Last Friday was the first ever Entrepreneurs Roundtable Demo Day, and I had the honor of watching a bunch of great startups demo and meeting a lot of fantastic folk from across the NY tech ecosystem. Anything in quotes is from the description of the company in the event program or something they said during their presentation. This post includes exactly zero outside research.
1. Centzy
Overview: Centzy's is described in the event program as "a comparison shopping engine for local service." That's a lot of buzzwords, so I prefer the way they describe themselves on their web page: "Find prices and ratings for every service in your neighborhood." Centzy focuses on services costing <$100, or what they call "everyday services."

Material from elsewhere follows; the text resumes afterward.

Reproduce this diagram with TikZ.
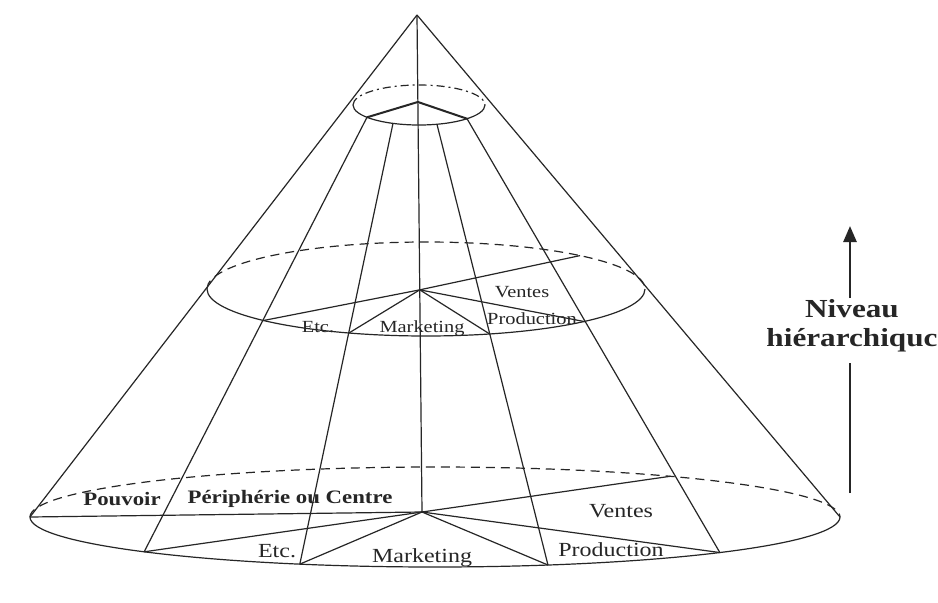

Apparently, only 25% of local services businesses post their prices online, and other local services such as Yelp, Google Place, etc. only post cost by crowd-sourced category (e.g. $, $$, $$$, etc.), if at all. The consumer is left to the subjective, vague judgment of the crowd, or to making phone call after phone call to do any sort of price comparison.
Strengths:
- This is obviously a huge market. I don't remember the latest quote for the size of the local services market but I think it's approximately $7 gazillion. And there are, you know, a couple of small companies targeting this space.
- I'm sure someone else is trying to collect local price data, but it's a big enough market for multiple startups to exit at good prices, and none of the big players seem to have this feature.
- They are explicitly targeting women as their primary users. I can't stress how unusual and insightful this is. All the data shows that women overindex on practically every measure of social and digital media, yet the predominantly male founders tend to consciously or unconsciously target men (Whitney Hess has a lot of good thoughts about this, although the golden paragraph is buried in the middle of this post).
- If my memory serves me they have a strong team, and the CEO gets bonus points for being a UPenn alum and for having degrees in Computer Science and Business :-)
- What is their cost per business for acquiring - and maintaining - accurate price data?
- What are their user acquisition costs?
- Centzy claims that you can make an appointment right from your app, but it wasn't clear how they do this or if it was implemented yet. They could get a cut of each sale if they could integrate with the businesses, but that will be a challenge that could require a huge sales force and some technological challenges. SeamlessWeb had to go through this with restaurants, but restaurants at least have screen-based POS systems. Services-based local businesses tend to have a simple credit-card swipe machine, or worse yet could be cash only.
- Combining the previous points, can they get enough lifetime gross margin from each local business to overcome the acquisition/maintenance costs?
Conclusion: Like but need to dig into the execution.